Fabrication of Cu Wiring Touch Sensor via Laser Sintering of Cu Nano/Microparticle Paste on 3D‐Printed Substrate

This study investigates the applications of 3D printing technology in the wiring process used in the field of electronic packaging. A Cu wiring process is developed to replace the expensive Ag‐based alternative primarily used in commercial 3D electronic circuit printing as per industry standards. The substrates needed for our experiments are developed using a 3D printer assembled prior to the research, through which poly‐ether‐ether‐ketone (PEEK) proves to be a high‐strength, high heat‐resistance material capable of undergoing the packaging process. The Cu wiring process is performed via laser sintering in ambient condition using a Cu micro/nanoparticle paste. Adopting this method minimizes the cost and duration of the process without relying on inert atmosphere generation.

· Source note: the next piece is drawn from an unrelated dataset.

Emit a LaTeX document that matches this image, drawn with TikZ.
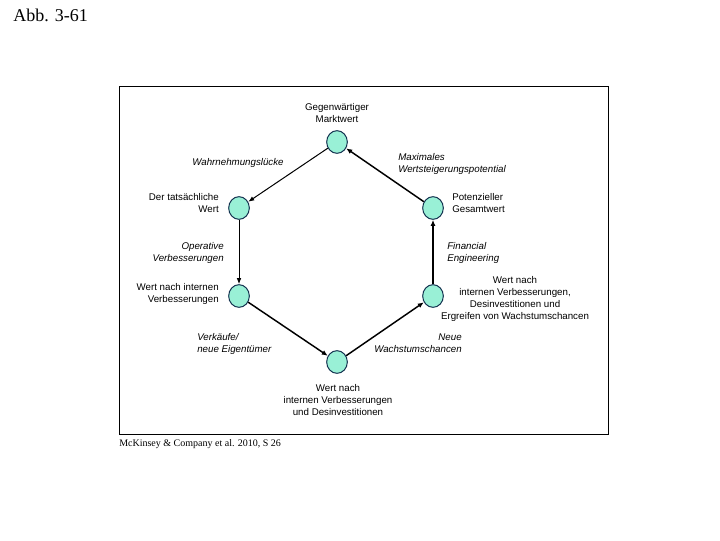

The optimum laser sintering condition for the Cu paste is found to be two consecutive scans at 20 W. Energy dispersive X‐ray spectroscopy (EDS) measurements show that the oxidation of the surface is about 1.35%, and further oxidation is prevented through epoxy molding. The touch sensor by Cu wiring module operate optimally even a month after its manufacture. 3D printing technology proves to be capable of replacing the wiring process used for electronic packaging. Cu wiring is proposed as a replacement for the expensive conventional Ag wiring and successfully applied in a 3D printing technology. Laser sintering is adopted using Cu micro/nanoparticle paste that can effectively fill voids without cracking. This process prevents the oxidation of Cu and reduces the process duration and cost by not relying on inert atmosphere conditions.